Monday, January 31, 2011

Seven Years' War Austrians


Every now and then a new army, or multiple armies, from a "new" period comes along that I want to study, but just can't find the right information to build them up.

Back in the early 1990s, I struck that when new ranges of Austrians and Prussians from the Seven Years' War (1756-1763) suddenly appeared. I could find lots of general info about the period, but virtually nothing reliable on unit organization, and even uniform painting. So I went ahead with a "best guess" option and built an army for each.

"Murphy's Law" then kicked in, and as soon as I had "finished", the very stuff I had been looking for started to appear, telling me all the things I had got wrong, including the uniform colors of the Austrian artillery I was so proud of.

In the intervening years, I have been splitting the blame on an obviously incompetent quartermaster for ordering the wrong uniforms and the clothing factory that messed up his order, depending on my mood. This year though, with Russians and Swedes from the 1700s now also on the shelves, I've decided my major project for this year will be my armies from the 18th century.

I've started on reshaping my Austrian army first up. I've completed my two infantry regiments, each of two field battalions. (I don't really need the third "depot battalion" because that stayed back in headquarters and took care of the routine stuff like recruitment and training.) I'm going with a later Seven Years' War army, simply because I don't want to buy more figures. (In the early part, the battalions formed up in four ranks, in later years, three. Three ranks works better for me with what I have so I'm sticking with that. If I'm fighting an early war battle, then my battalions will be a little under-strength, but that happens in wartime, so I can live with that.)

One of the regiments is pictured above, although the Oberst battalion is standing behind the Lieb battalion, so you don't quite see all the figures - 84 plus officers in this shot. Grenadiers are deployed on the right flank (the left as you look at the photo). In battle, the grenadiers from each battalion were usually split off into a separate grenadier battalion, but for the photo I've kept them together.

I haven't done the battalion gun that will accompany these guys into battle yet - that will happen when I get onto the artillery.

Cavalry will be the next part of the project, as I bring my regiment of dragoons up to speed, and try to figure out whether I can use some of the hoardes of Prussian hussars I have as Austrians. Not sure yet what to do for Cuirassiers (heavy cavalrymen who still wore an armored breastplate into battle - against gunpowder, it gave no extra protection, but apparently it helped the men "feel invincible", so provided them with a morale boost, and it's always a good thing to keep the troops morale up when they're in a fight.)

Enjoy!

Sunday, January 23, 2011

Muscovites Vs Swedes - a lesson in patience!
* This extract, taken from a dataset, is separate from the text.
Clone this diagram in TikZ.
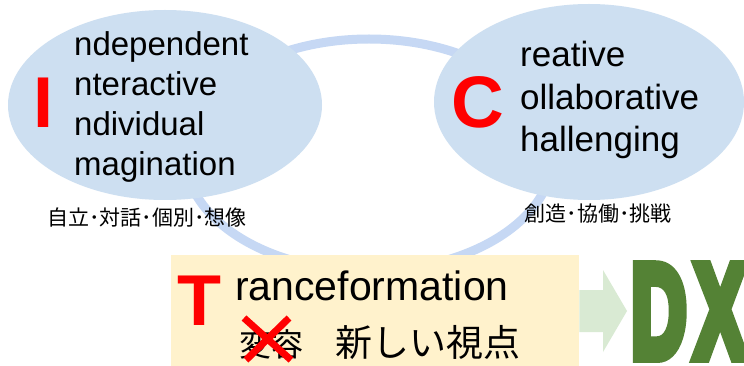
\documentclass[tikz,border=0pt]{standalone}
\usepackage{graphicx}
\usepackage{fontspec}
\setmainfont{Liberation Sans}
\newfontfamily\cjk{Noto Sans CJK JP}
\newfontfamily\dxfont[FakeBold=9]{Liberation Sans Bold}
\usetikzlibrary{shapes.geometric}
\definecolor{ellfill}{HTML}{CDDFF1}
\definecolor{ringcol}{HTML}{C6D8F4}
\definecolor{boxcol}{HTML}{FFF2CC}
\definecolor{arrowcol}{HTML}{D9EAD3}
\definecolor{dxgreen}{HTML}{548235}
\definecolor{redc}{HTML}{FF0000}
\tikzset{
  bubble/.style={ellipse, fill=ellfill, inner sep=0},
  lefttxt/.style={anchor=base west, inner sep=0, font=\fontsize{33}{33}\selectfont},
  righttxt/.style={anchor=base west, inner sep=0, font=\fontsize{35}{35}\selectfont},
  bigred/.style={anchor=base west, inner sep=0, text=redc, font=\fontsize{72}{72}\selectfont\bfseries},
  caption/.style={inner sep=0, font=\cjk\fontsize{21}{21}\selectfont},
  ttxt/.style={anchor=base west, inner sep=0, font=\fontsize{41}{41}\selectfont},
}
\begin{document}
\begin{tikzpicture}[x=1pt,y=-1pt]
\useasboundingbox (0,0) rectangle (744,366);
\fill[white] (0,0) rectangle (744,366);
% ring
\draw[ringcol, line width=9pt] (369,155) ellipse [x radius=184, y radius=116];
% bubbles
\node[bubble, minimum width=314, minimum height=190] (ellI) at (165,105) {};
\node[bubble, minimum width=310, minimum height=196] (ellC) at (589,102) {};
% I bubble text
\node[bigred] (bigI) at (33,128) {I};
\node[lefttxt] (i1) at (74,56) {ndependent};
\node[lefttxt] (i2) at (74,96) {nteractive};
\node[lefttxt] (i3) at (74,136) {ndividual};
\node[lefttxt] (i4) at (74,176) {magination};
\node[caption] (capI) at (147,218) {自立･対話･個別･想像};
% C bubble text
\node[bigred, font=\fontsize{73}{73}\selectfont\bfseries] (bigC) at (451,128) {C};
\node[righttxt] (c1) at (520,67) {reative};
\node[righttxt] (c2) at (520,110) {ollaborative};
\node[righttxt] (c3) at (520,152) {hallenging};
\node[caption] (capC) at (598,214) {創造･協働･挑戦};
% T box
\node[fill=boxcol, minimum width=408, minimum height=111, inner sep=0, anchor=north west] (tbox) at (171,255) {};
\node[bigred] (bigT) at (177,325) {T};
\node[ttxt] (t1) at (235,300) {ranceformation};
\node[anchor=base west, inner sep=0, font=\cjk\fontsize{32}{32}\selectfont] (t2a) at (239,356) {変容};
\node[anchor=base west, inner sep=0, font=\cjk\fontsize{37}{37}\selectfont] (t2b) at (335,356) {新しい視点};
\draw[redc, line width=7pt] (244,318) -- (291,360) (289,318) -- (246,360);
% arrow
\fill[arrowcol] (tbox.east |- 0,290) -- (603,290) -- (603,270) -- (627,311) -- (603,352) -- (603,332) -- (tbox.east |- 0,332) -- cycle;
% DX
\node[anchor=base west, inner sep=0, text=dxgreen] (dx) at (631,357) {\scalebox{0.58}[1]{\dxfont\fontsize{132}{132}\selectfont D\kern14pt X}};
\end{tikzpicture}
\end{document}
Ugh! It took three weeks to get through that one. A combination of being busy at work and my own laziness.

The battle turned into a real, war of attrition, as the swarms of Muscovite cavalry chipped away and finally overran the Swedish positions.

I really didn't realize just how big this Muscovite army really is until I laid it out on the table. Not all the infantry I painted up was involved, but the huge numbers of light cavalry (including the Sons of Boyars pictured above) just took up so much space.

More than a handful for any opponent.

My next battle will not be a tournament scrap. I have to work on a 100 Years' War presentation for Mike Kracium's history class, so I'll be doing that next.

The next competition battle sees Japanese againnst Poles (the Poles previously lost to the Ottoman Turks and this is the first outing for the Japanese - hopefully I will have their village finished in time to use in the battle.) We'll see how the Japanese can cope, but right now, I'm thinking it will come down to Muscovites Vs Turks in the final battle.